- WORKING DATA:

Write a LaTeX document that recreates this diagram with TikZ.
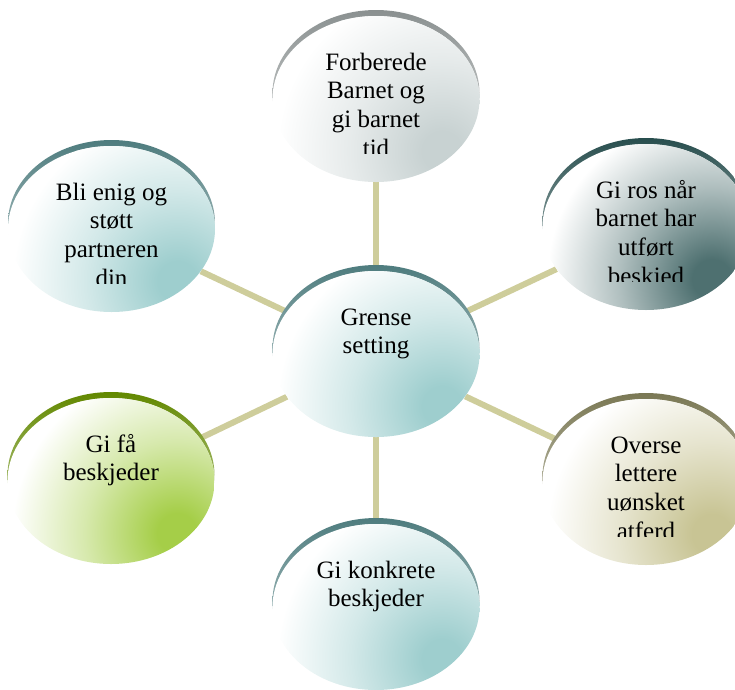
\documentclass[tikz,border=0pt]{standalone}
\usepackage{fontspec}
\setmainfont{Liberation Serif}
\usetikzlibrary{shapes.geometric}
\definecolor{linkc}{RGB}{206,205,155}
\definecolor{crGray}{RGB}{138,144,144}
\definecolor{bdGray}{RGB}{200,210,210}
\definecolor{crDark}{RGB}{40,78,78}
\definecolor{bdDark}{RGB}{78,112,112}
\definecolor{crOlive}{RGB}{122,120,84}
\definecolor{bdOlive}{RGB}{200,196,148}
\definecolor{crTeal}{RGB}{78,124,126}
\definecolor{bdTeal}{RGB}{158,206,206}
\definecolor{crGreen}{RGB}{98,136,0}
\definecolor{bdGreen}{RGB}{165,206,72}
\colorlet{bubcol}{bdTeal}
\colorlet{bubmid}{bdTeal!35!white}
\pgfdeclareradialshading[bubcol,bubmid]{bubglow}{\pgfpointorigin}{color(0bp)=(bubcol); color(3bp)=(bubcol); color(14bp)=(bubmid); color(25bp)=(white); color(50bp)=(white)}
\tikzset{
  hub/.style={ellipse, minimum width=207pt, minimum height=166pt, inner sep=0pt, draw=none},
  conn/.style={draw=linkc, line width=6pt},
  bubbletext/.style={align=center, anchor=north, inner sep=0pt,
    font=\fontsize{25}{28.6}\selectfont, text=black}
}
\newcommand\bubble[4]{%
  \begin{scope}[shift={(#1.center)}]
    \shade[top color=#2, bottom color=#2!25!white] (0,-6) ellipse [x radius=103.5pt, y radius=83pt];
    \fill[white] (0,0) ellipse [x radius=103.5pt, y radius=83pt];
    \begin{scope}
      \clip (0,0) ellipse [x radius=103.5pt, y radius=83pt];
      \colorlet{bubcol}{#3}\colorlet{bubmid}{#3!45!white}%
      \shade[shading=bubglow] (66,52) circle (165pt);
    \end{scope}
    \begin{scope}
      \clip (-103,-89) rectangle (103,54);
      \node[bubbletext] (#1txt) at (0,-49) {\strut #4};
    \end{scope}
  \end{scope}}
\begin{document}
\begin{tikzpicture}[x=1pt,y=-1pt]
  \useasboundingbox (0,0) rectangle (735,689);
  \clip (0,0) rectangle (735,689);
  \node[hub] (c)  at (376,354) {};
  \node[hub] (t)  at (376,99)  {};
  \node[hub] (tr) at (646,227) {};
  \node[hub] (tl) at (111.5,229) {};
  \node[hub] (bl) at (111,481) {};
  \node[hub] (br) at (646,482) {};
  \node[hub] (b)  at (376,607) {};
  \draw[conn] (c) -- (t);
  \draw[conn] (c) -- (tr);
  \draw[conn] (c) -- (br);
  \draw[conn] (c) -- (b);
  \draw[conn] (c) -- (bl);
  \draw[conn] (c) -- (tl);
  \bubble{t}{crGray}{bdGray}{Forberede\\Barnet og\\gi barnet\\tid}
  \bubble{tr}{crDark}{bdDark}{Gi ros når\\barnet har\\utført\\beskjed}
  \bubble{br}{crOlive}{bdOlive}{Overse\\lettere\\uønsket\\atferd}
  \bubble{b}{crTeal}{bdTeal}{Gi konkrete\\beskjeder}
  \bubble{bl}{crGreen}{bdGreen}{Gi få\\beskjeder}
  \bubble{tl}{crTeal}{bdTeal}{Bli enig og\\støtt\\partneren\\din}
  \bubble{c}{crTeal}{bdTeal}{Grense\\setting}
\end{tikzpicture}
\end{document}
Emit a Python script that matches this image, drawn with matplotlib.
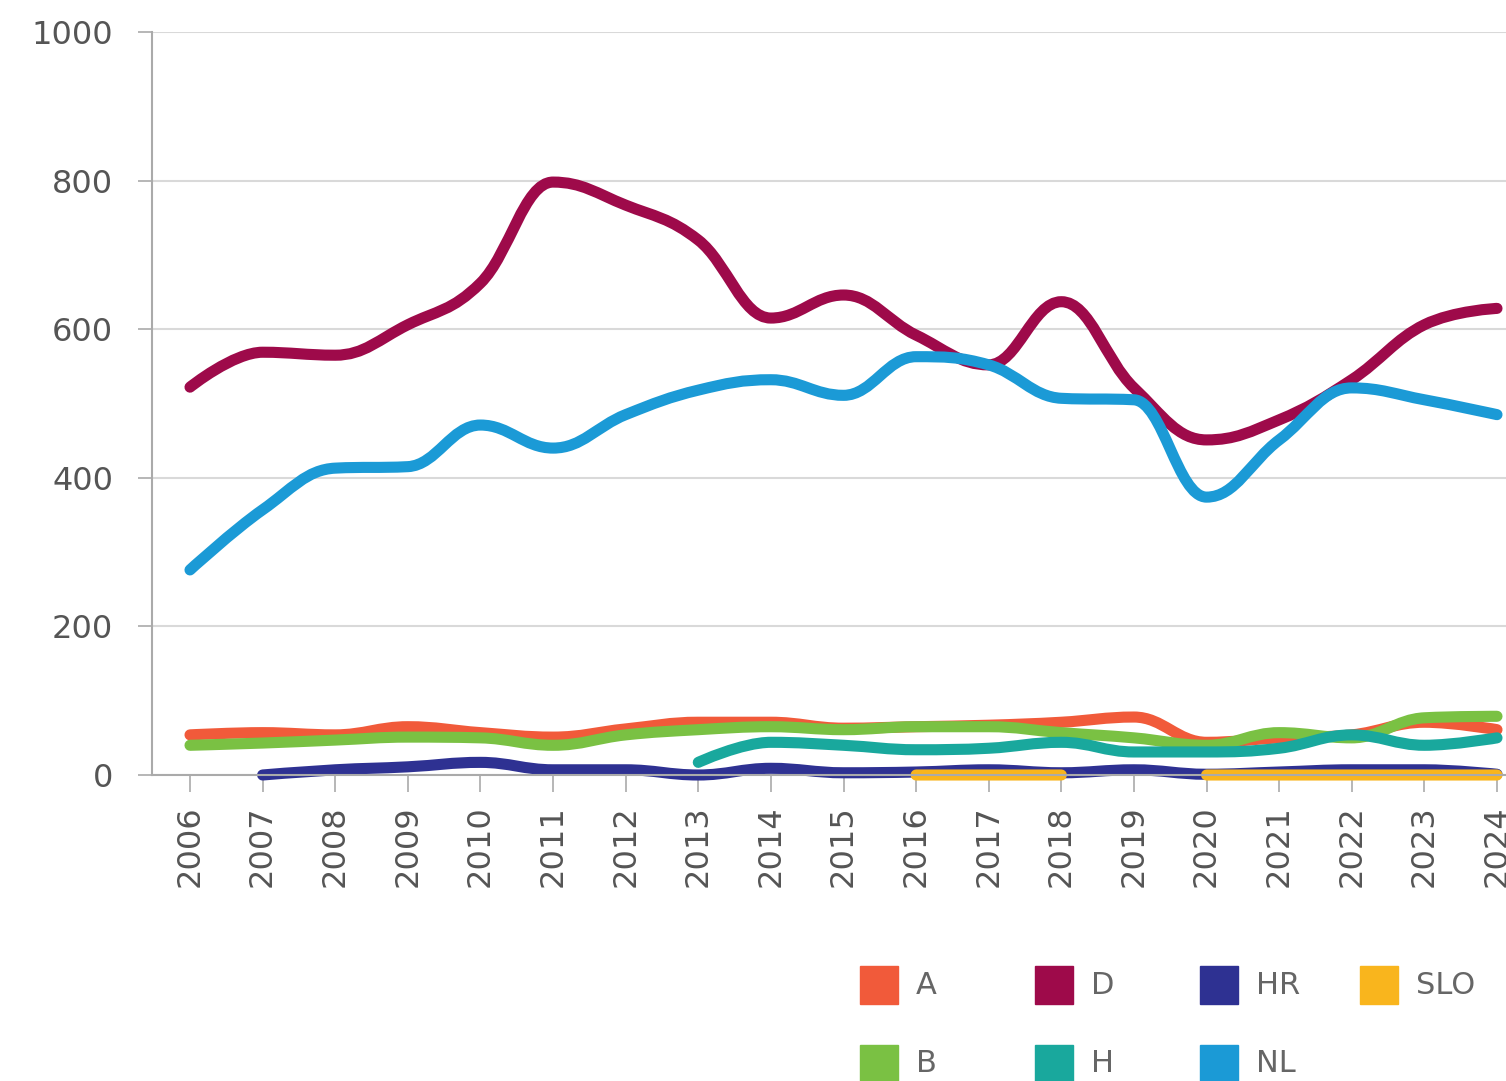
import numpy as np
import matplotlib
matplotlib.use("Agg")
import matplotlib.pyplot as plt
from matplotlib.path import Path
from matplotlib.patches import PathPatch, Rectangle

nan = np.nan
years = list(range(2006, 2025))

# values
series_a = [54, 57, 54, 65, 57, 51, 62, 71, 71, 63, 65, 67, 71, 78, 44, 50, 54, 71, 61]
series_b = [40, 43, 47, 51, 50, 40, 54, 61, 65, 61, 65, 65, 57, 50, 40, 57, 50, 77, 79]
series_d = [522, 569, 565, 606, 662, 798, 767, 720, 615, 646, 592, 552, 637, 521, 451, 478, 532, 606, 628]
series_h = [nan, nan, nan, nan, nan, nan, nan, 17, 44, 40, 34, 36, 44, 31, 31, 36, 54, 40, 50]
series_hr = [nan, 0, 7, 11, 17, 7, 7, 0, 9, 3, 4, 7, 3, 7, 1, 4, 7, 7, 1]
series_nl = [276, 357, 413, 415, 471, 440, 485, 518, 532, 511, 563, 552, 507, 505, 374, 451, 521, 505, 485]
series_slo = [nan, nan, nan, nan, nan, nan, nan, nan, nan, nan, 0, 0, 0, nan, 0, 0, 0, 0, 0]

names = ["A", "B", "D", "H", "HR", "NL", "SLO"]
colors = ["#f15a3a", "#7ac143", "#9e0a4a", "#19a89d", "#2e3192", "#1b9ad6", "#f9b51d"]
all_series = [series_a, series_b, series_d, series_h, series_hr, series_nl, series_slo]


def spline_path(xs, ys):
    # highcharts-like spline control points
    n = len(xs)
    left = [(xs[i], ys[i]) for i in range(n)]
    right = [(xs[i], ys[i]) for i in range(n)]
    for i in range(1, n - 1):
        x, y = xs[i], ys[i]
        lx, ly, nx, ny = xs[i - 1], ys[i - 1], xs[i + 1], ys[i + 1]
        lcx, lcy = (1.5 * x + lx) / 2.5, (1.5 * y + ly) / 2.5
        rcx, rcy = (1.5 * x + nx) / 2.5, (1.5 * y + ny) / 2.5
        corr = ((rcy - lcy) * (rcx - x)) / (rcx - lcx) + y - rcy
        lcy += corr
        rcy += corr
        if lcy > max(ly, y):
            lcy = max(ly, y); rcy = 2 * y - lcy
        elif lcy < min(ly, y):
            lcy = min(ly, y); rcy = 2 * y - lcy
        if rcy > max(ny, y):
            rcy = max(ny, y); lcy = 2 * y - rcy
        elif rcy < min(ny, y):
            rcy = min(ny, y); lcy = 2 * y - rcy
        left[i] = (lcx, lcy)
        right[i] = (rcx, rcy)
    verts = [(xs[0], ys[0])]
    codes = [Path.MOVETO]
    for i in range(1, n):
        verts += [right[i - 1], left[i], (xs[i], ys[i])]
        codes += [Path.CURVE4] * 3
    return Path(verts, codes)


fig = plt.figure(figsize=(15.06, 10.81), dpi=100)
ax = fig.add_axes([152 / 1506, 306 / 1081, 1 - 152 / 1506, 743 / 1081])

for vals, col in zip(all_series, colors):
    # split into runs without gaps
    run_x, run_y = [], []
    for yr, v in list(zip(years, vals)) + [(None, nan)]:
        if np.isnan(v):
            if len(run_x) > 1:
                ax.add_patch(PathPatch(spline_path(run_x, run_y), facecolor="none",
                                       edgecolor=col, lw=8, capstyle="round",
                                       joinstyle="round", clip_on=False))
            run_x, run_y = [], []
        else:
            run_x.append(yr)
            run_y.append(v)

ax.set_xlim(2006 - 38 / 72.6, 2024 + 9 / 72.6)
ax.set_ylim(0, 1000)
ax.set_yticks([0, 200, 400, 600, 800, 1000])
ax.set_xticks(years)
ax.set_xticklabels([str(y) for y in years], rotation=90)
ax.grid(axis="y", color="#d9d9d9", lw=1.5)
ax.set_axisbelow(True)
for s in ["top", "right"]:
    ax.spines[s].set_visible(False)
ax.spines["left"].set_color("#aaaaaa")
ax.spines["bottom"].set_color("#aaaaaa")
ax.spines["left"].set_linewidth(1.5)
ax.spines["bottom"].set_linewidth(1.5)
ax.tick_params(axis="y", length=10, width=1.2, color="#aaaaaa", pad=18,
               labelsize=23, labelcolor="#555555")
ax.tick_params(axis="x", length=12, width=1.2, color="#aaaaaa", pad=10,
               labelsize=23, labelcolor="#555555")

# legend drawn by hand
leg_cols = [860, 1035, 1200, 1360]
leg_rows = [985, 1064]
for i, (nm, col) in enumerate(zip(names, colors)):
    c, r = i // 2, i % 2
    x0 = leg_cols[c] / 1506
    yc = 1 - leg_rows[r] / 1081
    fig.add_artist(Rectangle((x0, yc - 19 / 1081), 38 / 1506, 38 / 1081,
                             transform=fig.transFigure, color=col))
    fig.text(x0 + 56 / 1506, yc, nm, fontsize=22, color="#666666",
             ha="left", va="center")

fig.savefig("out.png", dpi=100)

- GOAL: Only the lines starting at the line with "Emit a Python" and ending at the line with "0, 0, 0, 0, 0]" should be printed again, exactly and with both ends kept; omit the pictures.

- COMPLETE RESPONSE:
Emit a Python script that matches this image, drawn with matplotlib.
import numpy as np
import matplotlib
matplotlib.use("Agg")
import matplotlib.pyplot as plt
from matplotlib.path import Path
from matplotlib.patches import PathPatch, Rectangle

nan = np.nan
years = list(range(2006, 2025))

# values
series_a = [54, 57, 54, 65, 57, 51, 62, 71, 71, 63, 65, 67, 71, 78, 44, 50, 54, 71, 61]
series_b = [40, 43, 47, 51, 50, 40, 54, 61, 65, 61, 65, 65, 57, 50, 40, 57, 50, 77, 79]
series_d = [522, 569, 565, 606, 662, 798, 767, 720, 615, 646, 592, 552, 637, 521, 451, 478, 532, 606, 628]
series_h = [nan, nan, nan, nan, nan, nan, nan, 17, 44, 40, 34, 36, 44, 31, 31, 36, 54, 40, 50]
series_hr = [nan, 0, 7, 11, 17, 7, 7, 0, 9, 3, 4, 7, 3, 7, 1, 4, 7, 7, 1]
series_nl = [276, 357, 413, 415, 471, 440, 485, 518, 532, 511, 563, 552, 507, 505, 374, 451, 521, 505, 485]
series_slo = [nan, nan, nan, nan, nan, nan, nan, nan, nan, nan, 0, 0, 0, nan, 0, 0, 0, 0, 0]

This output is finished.